Best Documentary Short:

Happy Hands, directed by Honey Lauren
1975. Saigon was falling and the lives of thousands of Vietnamese would change forever... Displaced... a new country, a new language, America.  Opportunity...but not a home and not a job. A dream. Hollywood icon, Tippi Hedren, gave her time and heart on the South China Sea, bravely helping Vietnamese refugees and eventually becoming a fixture in the camp known as Hope Village. There, Miss Hedren personally conceived and provided the means for twenty of the first refugees to establish themselves as manicurists. Together, they brought beauty to the masses, and established a new industry that became a Vietnamese American Dream for a people whose language has no word to describe it. This is the story of the Vietnamese 'nail worker.'

The jury was struck by this revealing introduction of how South Vietnamese immigrants earned a living and gained a sense of self via an unlikely route…nail salons.


The Stolman Audience Award of $1000 for Best American Independent Feature:

The Fourth Noble Truth, directed by Gary T. McDonald
After being convicted of road rage, playboy movie star Aaron Redmond is sentenced to individual mediation lessons with an enlightened Buddhist teacher named Rachel who frowns upon his bad boy lifestyle. In each of their encounters, Rachel teaches Aaron one essential truth, and avoids his patterned flirtations. But soon their mutual attraction forces both Aaron and Rachel to rethink their life choices, or risk losing love.  Film stars Harry Hamlin, Richard Portnow, Kristen Kerr

A³ Audience Award of $1000 for Best Documentary:

Taking My Parents to Burning Man, directed by Joel Ashton McCarthy and Bryant H. Boesen
Burning Man is a controversial arts festival in the Nevada desert that is notorious for dust, destruction, and debauchery.  Needless to say, it's not your average place for a family vacation...that is until Bry decides to rip his parents from their day to day office jobs and throw them into an adventure of a lifetime.  Featuring Bryant H. Boesen, Charles Boesen, Lilice Boesen.

Audience Award of $1000 for Best World Feature:

Butterfly’s Dream
, directed by Yilmaz Erdogan
In a small Turkish town, two young tuberculous poets try to survive while publishing their poems. As they both fall in love, their life would never be the same.

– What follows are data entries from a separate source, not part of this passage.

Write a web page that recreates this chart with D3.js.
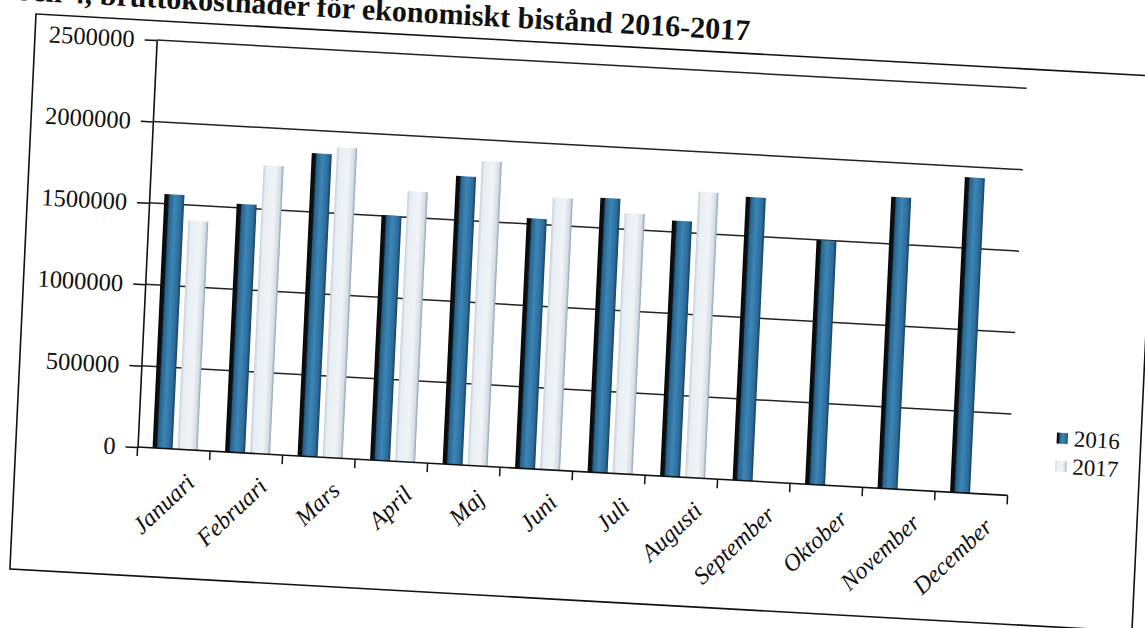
<!DOCTYPE html>
<html>
<head>
<meta charset="utf-8">
<script src="https://cdn.jsdelivr.net/npm/d3@7"></script>
<style>
  body { margin: 0; background: #fff; overflow: hidden; }
  text { font-family: "Liberation Serif", "DejaVu Serif", serif; fill: #111; }
</style>
</head>
<body>
<div id="chart"></div>
<script>
// data
var months = ["Januari", "Februari", "Mars", "April", "Maj", "Juni", "Juli",
              "Augusti", "September", "Oktober", "November", "December"];
var years = ["2016", "2017"];
var values2016 = [1560000, 1525000, 1860000, 1505000, 1770000, 1535000,
                  1685000, 1570000, 1740000, 1500000, 1790000, 1935000];
var values2017 = [1405000, 1770000, 1905000, 1660000, 1870000, 1670000,
                  1600000, 1755000, null, null, null, null];
var yTicks = [0, 500000, 1000000, 1500000, 2000000, 2500000];
var title = "Tabell 4, bruttokostnader för ekonomiskt bistånd 2016-2017";

var svgWidth = 1145, svgHeight = 628;
var frameW = 1122, frameH = 555;
var margin = { left: 121.6, top: 19.3 };
var width = 870, height = 407;

var svg = d3.select("#chart").append("svg")
  .attr("width", svgWidth)
  .attr("height", svgHeight);

// gradients to mimic the printed bars
var defs = svg.append("defs");
var g1 = defs.append("linearGradient").attr("id", "dark");
[[0, "#050505"], [0.2, "#101418"], [0.26, "#24618c"], [0.55, "#3d86b6"], [0.85, "#2c6d9b"], [1, "#1a3f5a"]]
  .forEach(s => g1.append("stop").attr("offset", s[0]).attr("stop-color", s[1]));
var g2 = defs.append("linearGradient").attr("id", "light");
[[0, "#c4d0db"], [0.15, "#e8eef3"], [0.6, "#f1f4f7"], [0.88, "#d3dde6"], [1, "#8d9fb1"]]
  .forEach(s => g2.append("stop").attr("offset", s[0]).attr("stop-color", s[1]));

// the scan is tilted a little, so the whole page sits in a skewed group
var page = svg.append("g")
  .attr("transform", "matrix(1, 0.0555, -0.047, 1, 36, 14)");

page.append("rect")
  .attr("width", frameW).attr("height", frameH)
  .attr("fill", "none").attr("stroke", "#111").attr("stroke-width", 1.6);

page.append("text")
  .attr("x", 713).attr("y", -13)
  .attr("text-anchor", "end")
  .attr("font-size", 30).attr("font-weight", "bold")
  .text(title);

var chartGroup = page.append("g")
  .attr("transform", `translate(${margin.left}, ${margin.top})`);

var x = d3.scaleBand().domain(months).range([0, width]);
var xSub = d3.scaleBand().domain(years).range([15, 60]).paddingInner(0.2);
var y = d3.scaleLinear().domain([0, 2500000]).range([height, 0]);

// gridlines
chartGroup.selectAll(".grid")
  .data(yTicks.slice(1))
  .enter().append("line")
  .attr("x1", 0).attr("x2", width)
  .attr("y1", d => y(d)).attr("y2", d => y(d))
  .attr("stroke", "#222").attr("stroke-width", 1.5);

// bars
var rows = months.map((m, i) => ({ month: m, v: [values2016[i], values2017[i]] }));
var groups = chartGroup.selectAll(".month")
  .data(rows)
  .enter().append("g")
  .attr("transform", d => `translate(${x(d.month)},0)`);

groups.selectAll("rect")
  .data(d => years.map((yr, k) => ({ year: yr, value: d.v[k] })).filter(d => d.value != null))
  .enter().append("rect")
  .attr("x", d => xSub(d.year))
  .attr("width", xSub.bandwidth())
  .attr("y", d => y(d.value))
  .attr("height", d => height - y(d.value))
  .attr("fill", d => d.year == "2016" ? "url(#dark)" : "url(#light)");

// y axis
var yAxis = d3.axisLeft(y).tickValues(yTicks).tickSizeInner(12).tickSizeOuter(0)
  .tickPadding(10).tickFormat(d3.format("d"));
var yg = chartGroup.append("g").call(yAxis);
yg.select(".domain").attr("stroke", "#111").attr("stroke-width", 1.6);
yg.selectAll(".tick line").attr("stroke", "#111").attr("stroke-width", 1.5);
yg.selectAll(".tick text")
  .attr("font-size", 24.5)
  .attr("font-family", "Liberation Serif")
  .attr("fill", "#111");

// x axis line and ticks between the months
chartGroup.append("line")
  .attr("x1", 0).attr("x2", width)
  .attr("y1", height).attr("y2", height)
  .attr("stroke", "#111").attr("stroke-width", 1.6);

var edges = months.map(m => x(m)).concat([width]);
chartGroup.selectAll(".xtick")
  .data(edges)
  .enter().append("line")
  .attr("x1", d => d).attr("x2", d => d)
  .attr("y1", height).attr("y2", height + 9)
  .attr("stroke", "#111").attr("stroke-width", 1.5);

chartGroup.selectAll(".xlabel")
  .data(months)
  .enter().append("text")
  .attr("text-anchor", "end")
  .attr("font-size", 24)
  .attr("font-style", "italic")
  .attr("transform", d => `translate(${x(d) + x.bandwidth() / 2 + 24}, ${height + 34}) rotate(-46)`)
  .text(d => d);

// legend
var legend = page.append("g").attr("transform", "translate(1038, 366)");
var colors = ["url(#dark)", "url(#light)"];
years.forEach(function(yr, i) {
  legend.append("rect")
    .attr("x", 0).attr("y", i * 28 - 5)
    .attr("width", 11).attr("height", 11)
    .attr("fill", colors[i]);
  legend.append("text")
    .attr("x", 17).attr("y", i * 28 + 8)
    .attr("font-size", 23)
    .text(yr);
});
</script>
</body>
</html>
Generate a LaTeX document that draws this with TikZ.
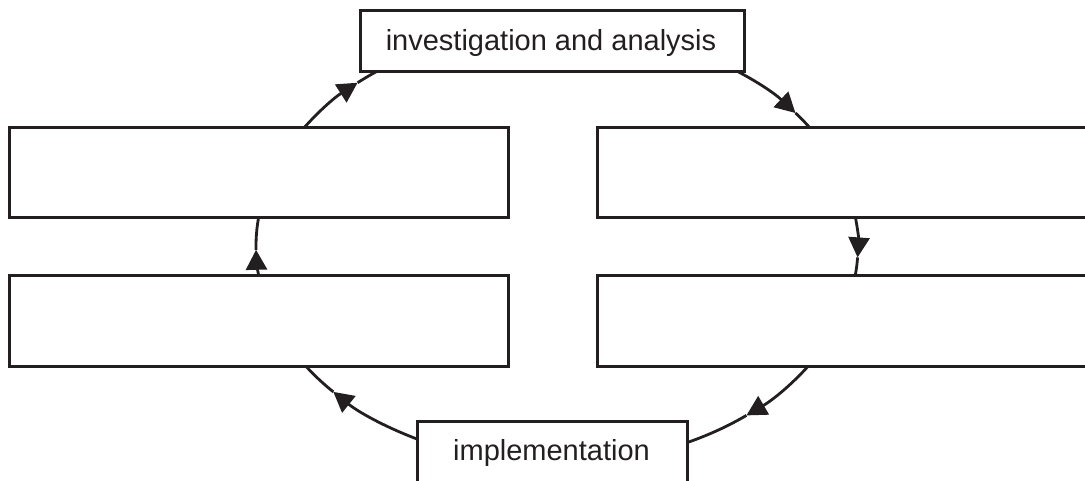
\documentclass[tikz,border=0pt]{standalone}
\usepackage{fontspec}
\setmainfont{Liberation Sans}
\usetikzlibrary{arrows.meta,calc}
\definecolor{ink}{RGB}{35,31,32}
\begin{document}
\begin{tikzpicture}[x=1pt,y=1pt,
  box/.style={draw=ink, line width=3pt, fill=white, rectangle, inner sep=0pt, outer sep=0pt},
  lbl/.style={anchor=base, inner sep=0pt, text=ink, font=\fontsize{29}{34}\selectfont},
  flow/.style={draw=ink, line width=2.8pt},
  tipflow/.style={flow, -{Triangle[length=20pt,width=21pt]}},
  ell/.style={x radius=301, y radius=218}]
\useasboundingbox (0,0) rectangle (1085,-480);
\coordinate (O) at (557,-246);
% cycle connectors (drawn behind the boxes)
\foreach \s/\a/\e in {150/131.5/120, 60/37.6/30, 10/-3/-10, -30/-51/-70, -115/-138/-150, 190/181/170} {
  \coordinate (p0) at ($(O)+(\s:301 and 218)$);
  \coordinate (p1) at ($(O)+(\a:301 and 218)$);
  \draw[tipflow] (p0) arc[start angle=\s, end angle=\a, ell];
  \draw[flow] (p1) arc[start angle=\a, end angle=\e, ell];
}
% boxes
\node[box, minimum width=499, minimum height=90] (L1) at (258.5,-172) {};
\node[box, minimum width=499, minimum height=91] (L2) at (258.5,-320.5) {};
\node[box, minimum width=503, minimum height=90] (R1) at (848.5,-172) {};
\node[box, minimum width=503, minimum height=91] (R2) at (848.5,-320.5) {};
\node[box, minimum width=384, minimum height=61] (top) at (552,-40.5) {};
\node[box, minimum width=270, minimum height=89] (imp) at (552,-465.5) {};
\node[lbl] (toptext) at (551,-50) {investigation and analysis};
\node[lbl] (imptext) at (551.5,-460) {implementation};
\end{tikzpicture}
\end{document}
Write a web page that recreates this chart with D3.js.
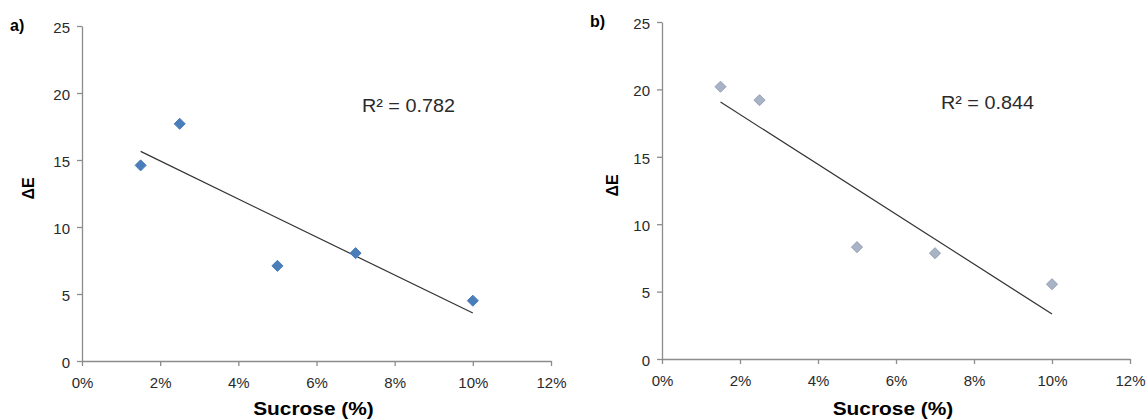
<!DOCTYPE html>
<html>
<head>
<meta charset="utf-8">
<script src="https://cdn.jsdelivr.net/npm/d3@7"></script>
<style>
  body { margin: 0; background: #fff; }
  svg { font-family: 'Liberation Sans', Arial, sans-serif; }
</style>
</head>
<body>
<svg id="chart" width="1148" height="419"></svg>
<script>
// sucrose content (%) shared by both panels
const sucrose = [1.5, 2.5, 5, 7, 10]
// colour difference, panel a and panel b
const deltaEA = [14.6, 17.7, 7.1, 8.05, 4.5]
const deltaEB = [20.2, 19.2, 8.3, 7.85, 5.55]
const xTicks = [0, 2, 4, 6, 8, 10, 12]
const yTicks = [0, 5, 10, 15, 20, 25]
const panelLabels = ['a)', 'b)']
const r2Labels = ['R\u00b2 = 0.782', 'R\u00b2 = 0.844']

const svg = d3.select('#chart')

const panels = [
  { left: 82, top: 26, bottom: 361, right: 551, ys: deltaEA, fill: '#4a7ebb', stroke: '#4a7ebb', labelX: 10, labelY: 31, ylabX: 34, r2X: 362, r2Y: 112 },
  { left: 662, top: 22, bottom: 359, right: 1130, ys: deltaEB, fill: '#a9b3c6', stroke: '#949fb4', labelX: 590, labelY: 27, ylabX: 618, r2X: 941, r2Y: 109 }
]

// least squares fit for the trendline
function fit (xs, ys) {
  const mx = d3.mean(xs), my = d3.mean(ys)
  const b = d3.sum(xs, (x, i) => (x - mx) * (ys[i] - my)) / d3.sum(xs, x => (x - mx) ** 2)
  return x => my + b * (x - mx)
}

panels.forEach((p, k) => {
  const x = d3.scaleLinear().domain([0, 12]).range([p.left, p.right])
  const y = d3.scaleLinear().domain([0, 25]).range([p.bottom, p.top])
  const g = svg.append('g')

  const xAxis = g.append('g')
    .attr('transform', 'translate(0,' + p.bottom + ')')
    .call(d3.axisBottom(x).tickValues(xTicks).tickSize(5).tickSizeOuter(0).tickFormat(d => d + '%'))
  const yAxis = g.append('g')
    .attr('transform', 'translate(' + p.left + ',0)')
    .call(d3.axisLeft(y).tickValues(yTicks).tickSize(5).tickSizeOuter(0))

  ;[xAxis, yAxis].forEach(a => {
    a.select('.domain').attr('stroke', '#8c8c8c').attr('stroke-width', 1.3)
    a.selectAll('.tick line').attr('stroke', '#8c8c8c').attr('stroke-width', 1.3)
    a.selectAll('.tick text').attr('fill', '#2a2a2a').style('font-size', '15px')
  })
  xAxis.selectAll('.tick text').attr('y', 27).attr('dy', 0)
  yAxis.selectAll('.tick text').attr('x', -12).attr('dy', '0.42em')

  // trendline
  const f = fit(sucrose, p.ys)
  const x0 = d3.min(sucrose), x1 = d3.max(sucrose)
  g.append('line')
    .attr('x1', x(x0)).attr('y1', y(f(x0)))
    .attr('x2', x(x1)).attr('y2', y(f(x1)))
    .attr('stroke', '#333').attr('stroke-width', 1.2)

  // diamond markers
  const sym = d3.symbol().type(d3.symbolDiamond2).size(78)
  g.selectAll('.pt')
    .data(sucrose.map((s, i) => [s, p.ys[i]]))
    .enter().append('path')
    .attr('class', 'pt')
    .attr('d', sym)
    .attr('transform', d => 'translate(' + x(d[0]) + ',' + y(d[1]) + ')')
    .attr('fill', p.fill)
    .attr('stroke', p.stroke)
    .attr('stroke-width', 1)

  g.append('text')
    .attr('x', p.labelX).attr('y', p.labelY)
    .style('font-size', '16px').style('font-weight', 'bold')
    .text(panelLabels[k])

  g.append('text')
    .attr('transform', 'translate(' + p.ylabX + ',' + ((p.top + p.bottom) / 2 - 5) + ') rotate(-90)')
    .attr('text-anchor', 'middle')
    .style('font-size', '16px').style('font-weight', 'bold')
    .text('\u0394E')

  g.append('text')
    .attr('transform', 'translate(' + ((p.left + p.right) / 2 - 3) + ',415) scale(1.16,1)')
    .attr('text-anchor', 'middle')
    .style('font-size', '18px').style('font-weight', 'bold')
    .text('Sucrose (%)')

  g.append('text')
    .attr('transform', 'translate(' + p.r2X + ',' + p.r2Y + ') scale(1.1,1)')
    .attr('fill', '#2a2a2a')
    .style('font-size', '18px')
    .text(r2Labels[k])
})
</script>
</body>
</html>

Festival attendees partied on into the night following the Closing Night screening of Belle directed by Amma Asante and starring Gugu Mbatha-Raw, Tom Wilkinson, Miranda Richardson and Emily Watson.
About the Sonoma International Film Festival:

Now in its 17th year, the Sonoma International Film Festival (April 2-6, 2014) takes place in the heart of Northern California’s Wine Country and features more than 110 hand-selected films including independent features, documentaries, world cinema, shorts and a showcase of Spanish language films. All films are shown at intimate venues within walking distance on Sonoma’s historic plaza. The Festival is dedicated to promoting independent film, supporting filmmakers around the world, and inspiring film lovers. Most films screened at the Festival have attending filmmakers and actors making for spirited Q&As.  This unique 5-day event offers world-class cuisine from local artisans and exceptional wine from Sonoma vintners. Renowned filmmakers, industry leaders and celebrities such as Bruce Willis, Susan Sarandon, Robin Williams and Danny Glover, Demián Bichir and Mary-Louise Parker have walked the festival red carpet and enjoyed its intimate ambiance.